Jon Snow was left high and dry after his brush with skunk for a Channel 4 show. Photograph: Johnny Green/PA
Channel 4 News presenter Jon Snow has told how he got stoned on skunk - strictly for professional purposes of course - and ended up more terrified than he had ever been reporting from a war zone.
Snow, whose previous experience of drugs was being "passed the odd spliff of cannabis" in the distant past (although he did accidentally drive down the M40 on acid), said he felt "utterly bereft" after inhaling the first of "two huge balloons of the stuff" for Channel 4's Drugs Live programme in March.
— Jon Snow (@jonsnowC4) February 17, 2015
"I felt as if my soul had been wrenched from my body," he said.
"There was no one in my world. I felt I had lost all control and had only the vaguest awareness of who I was and what on earth I was doing.
"I cascaded into a very, very, dark place, the darkest mental place I have ever been. I was frightened, paranoid, and felt physically and mentally wrapped in a dense blanket of fog. I lost all sense that I was being filmed by Channel 4."

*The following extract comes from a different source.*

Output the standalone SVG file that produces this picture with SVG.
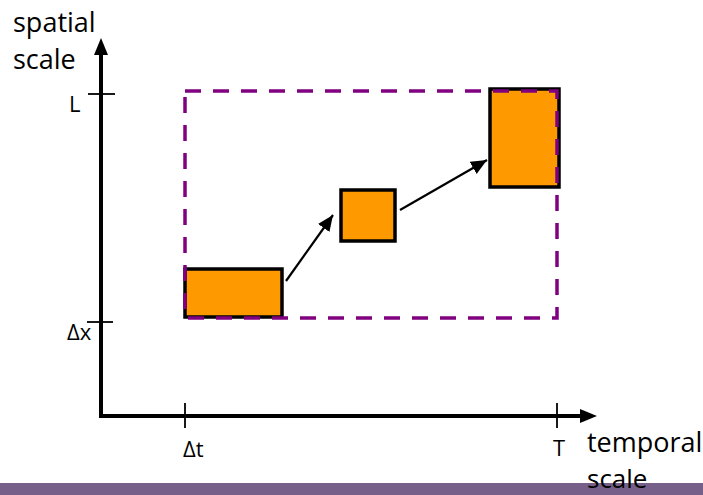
<svg xmlns="http://www.w3.org/2000/svg" width="703" height="495" viewBox="0 0 703 495">
  <style>
    .lbl { font-family: "Open Sans", "Liberation Sans", sans-serif; fill: #000; }
    .big { font-size: 27px; }
    .small { font-size: 22px; }
    .axis { stroke: #000; stroke-width: 4; fill: none; }
    .tick { stroke: #000; stroke-width: 1.8; }
    .box { fill: #FF9900; stroke: #000; stroke-width: 3.5; }
    .frame { fill: none; stroke: #800080; stroke-width: 3.5; stroke-dasharray: 16 12; }
    .conn { stroke: #000; stroke-width: 2.2; fill: none; }
  </style>
  <defs>
    <marker id="arr" markerUnits="userSpaceOnUse" markerWidth="18" markerHeight="16" refX="16" refY="7" orient="auto">
      <path d="M0,0 L16,7 L0,14 Z" fill="#000"/>
    </marker>
  </defs>
  <rect x="0" y="0" width="703" height="495" fill="#fff"/>
  <rect id="band" x="0" y="483" width="703" height="12" fill="#76608A"/>

  <g id="axes">
    <line class="axis" x1="101" y1="418" x2="101" y2="52"/>
    <polygon points="101,38 94,55 108,55" fill="#000"/>
    <line class="axis" x1="99" y1="416" x2="582" y2="416"/>
    <polygon points="597,416 580,409 580,423" fill="#000"/>
    <line class="tick" x1="88" y1="94" x2="115" y2="94"/>
    <line class="tick" x1="87" y1="322" x2="113" y2="322"/>
    <line class="tick" x1="185" y1="403" x2="185" y2="428"/>
    <line class="tick" x1="557" y1="403" x2="557" y2="428"/>
    <text class="lbl big" x="13" y="32">spatial</text>
    <text class="lbl big" x="13" y="69">scale</text>
    <text class="lbl big" x="587" y="452">temporal</text>
    <text class="lbl" x="587" y="488" font-size="26">scale</text>
    <text class="lbl small" x="69" y="112">L</text>
    <text class="lbl small" x="67" y="340">Δx</text>
    <text class="lbl small" x="183" y="457">Δt</text>
    <text class="lbl small" x="553" y="456">T</text>
  </g>

  <g id="box1"><rect class="box" x="185" y="269" width="97" height="48"/></g>
  <g id="box2"><rect class="box" x="341" y="190" width="54" height="51"/></g>
  <g id="box3"><rect class="box" x="490" y="89" width="69" height="98"/></g>

  <g id="frame"><rect class="frame" x="185" y="91" width="372" height="227"/></g>

  <g id="connectors">
    <line class="conn" x1="286" y1="281" x2="333" y2="215" marker-end="url(#arr)"/>
    <line class="conn" x1="400" y1="210" x2="487" y2="160" marker-end="url(#arr)"/>
  </g>
</svg>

Jon Snow: 'I never want to be subjected to that again'
Worse was to come when it turned out Snow, who took part in the test after reports that 25% of all psychosis treated in Britain is associated with smoking skunk, was too tall for the MRI scanner which was going to monitor the effects of the drugs on his brain.
"The mask over my head kept catching the top of the inside once I’m pushed in," he recalled. "The terror in me kept rising, my panic chasing hard behind. When you see the film, you can hear this distant voice wailing 'I can’t stay in here ... let me out!"
"I've worked in war zones, but I've never been as overwhelmingly frightened as I was right then - and as I emerge from the scanner you see me blearily sitting up and hugging young Dr Rebecca for my dear life, as if she was my mother."
Still, the experience proved not to be entirely negative.
"It took me four hours to come down," Snow wrote on his Channel 4 blog.
"Just toward the end, I felt a sense of euphoria and expressed it by drawing a pastoral scene on an old box that was lying around in the lab. I drew trees, a fence, a river, and a couple of people - perhaps the very people, trees, and water, that I had felt so deprived of whilst stoned."